"Let books be your dining table, / And you shall be full of delights. / Let them be your
And you shall sleep restful nights" (St. Ephraim the Syrian).

Friday, February 25, 2022

How Far East Do You Think the Christian East Goes?

In the hands of some, "the Christian East" and cognate phrases is often used to refer to what later generations might know as "Byzantium." Relatively few, however, remember that at one point Eastern Christianity lived the fullness of that term, stretching all across the easternmost reaches of Asia, and not just as a result of some Jesuit or other having got into China in the post-Reformation period. The Syriac expansion into East Asia in the first millennium is well known to specialists, but probably few others.

A new book out in April will correct that, reminding us of The Luminous Way to the East: Texts and History of the First Encounter of Christianity with China by Matteo Nicolini-Zani (Oxford UP/AAR, 2022), 424pp. 

This book, the publisher tells us,

offers a comprehensive survey of the historical, literary, epigraphic, and archaeological sources of the first stage of the Christian mission to China. It explores the complex and multifaceted process of the interaction with the different cultural and religious milieux that the Church of the East experienced in its diffusion throughout Central Asia and into China during the first millennium.

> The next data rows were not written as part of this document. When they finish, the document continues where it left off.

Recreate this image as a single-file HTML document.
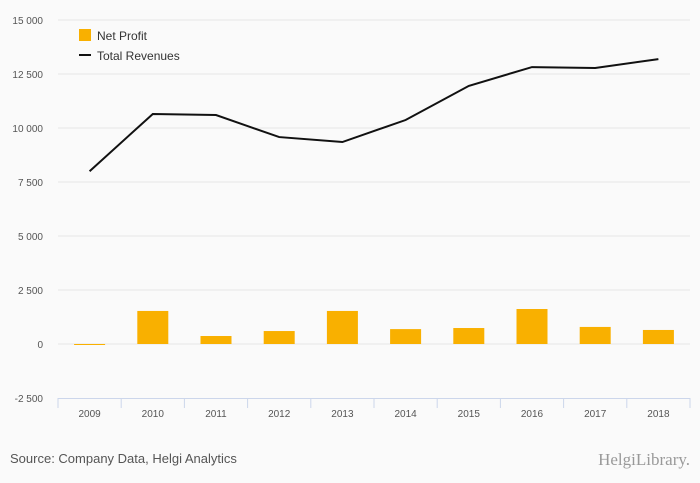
<!DOCTYPE html>
<html><head><meta charset="utf-8"><style>
body{margin:0;background:#fafafa;font-family:"Liberation Sans",sans-serif;}
svg{display:block}
</style></head><body>
<svg id="c" width="700" height="483">
<rect width="700" height="483" fill="#fafafa"/>
<g id="grid"></g><g id="bars"></g><g id="line"></g><g id="axis"></g>
<g>
<rect x="79" y="29" width="12" height="12" fill="#f9b000"/>
<text x="97" y="40" font-size="12" fill="#333">Net Profit</text>
<line x1="79" y1="55" x2="91" y2="55" stroke="#111" stroke-width="2"/>
<text x="97" y="60" font-size="12" fill="#333">Total Revenues</text>
</g>
<text x="10" y="463" font-size="13" fill="#555">Source: Company Data, Helgi Analytics</text>
<text x="690" y="465" font-size="17" fill="#999" text-anchor="end" font-family="Liberation Serif,serif">HelgiLibrary.</text>
</svg>
<script>
const categories=["2009","2010","2011","2012","2013","2014","2015","2016","2017","2018"];
const netProfit=[-40,1530,370,600,1530,690,740,1620,790,650];
const totalRevenues=[8000,10650,10600,9580,9350,10370,11950,12820,12780,13190];
const yTicks=[-2500,0,2500,5000,7500,10000,12500,15000];
const yTickLabels=["-2 500","0","2 500","5 000","7 500","10 000","12 500","15 000"];
const NS="http://www.w3.org/2000/svg";
const x0=58,x1=690,band=(x1-x0)/categories.length;
const y=v=>344-v*54/2500;
const xc=i=>x0+band*(i+0.5);
function mk(t,a,p){const e=document.createElementNS(NS,t);for(const k in a)e.setAttribute(k,a[k]);p.appendChild(e);return e;}
const grid=document.getElementById('grid'),bars=document.getElementById('bars'),line=document.getElementById('line'),axis=document.getElementById('axis');
yTicks.forEach((v,i)=>{
 if(v>-2500){const g=mk('line',{x1:x0,x2:x1,y1:y(v),y2:y(v),stroke:'#e6e6e6'},grid);
 
 }
 const t=mk('text',{x:43,y:y(v)+4,'font-size':10,fill:'#555','text-anchor':'end'},axis);t.textContent=yTickLabels[i];
 
 
});
const ax=mk('line',{x1:x0,x2:x1,y1:398.5,y2:398.5,stroke:'#ccd6eb'},axis);


for(let i=0;i<=categories.length;i++){const tk=mk('line',{x1:x0+band*i,x2:x0+band*i,y1:398,y2:408,stroke:'#ccd6eb'},axis);
 
 }
categories.forEach((c,i)=>{
 const t=mk('text',{x:xc(i),y:417,'font-size':10,fill:'#555','text-anchor':'middle'},axis);t.textContent=c;
 
 
 const v=netProfit[i];const top=Math.min(y(v),y(0)),h=Math.max(Math.abs(y(v)-y(0)),1);
 const b=mk('rect',{x:xc(i)-15.5,y:top,width:31,height:h,fill:'#f9b000'},bars);
 
 
});
const p=mk('polyline',{points:totalRevenues.map((v,i)=>xc(i)+','+y(v)).join(' '),fill:'none',stroke:'#111','stroke-width':2},line);


</script>
</body></html>
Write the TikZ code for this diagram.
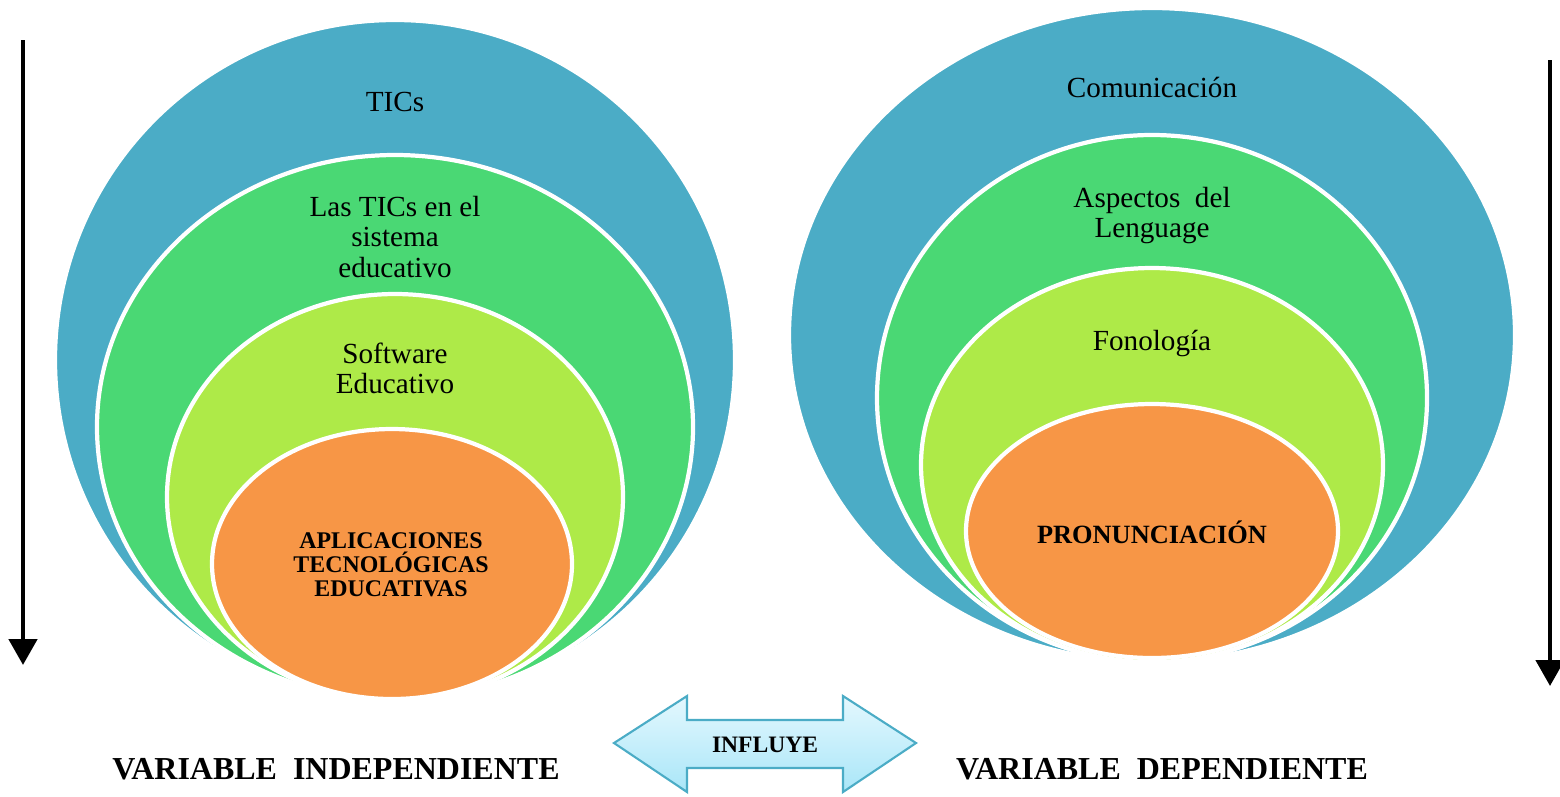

Matteo Nicolini-Zani provides an overview of the Christian presence in China during the Tang dynasty (618-907) by reconstructing the composition and organization of Christian communities, the geographical location of Christian monasteries, and the related historical events attested by the sources. Through a new and richly annotated English translation of the Chinese Christian texts produced in Tang China, the volume provides a documented look at what was the earliest, and perhaps the most extraordinary, encounter of Christianity with Chinese culture and religions (Confucianism, Daoism, and Buddhism). It shows how East Syriac Christianity in its eastward expansion along the Silk Road from Persia to China was open to the adoption of other languages and imagery and was able to enculturate the Christian teaching into new cultural and religious forms without losing its identity.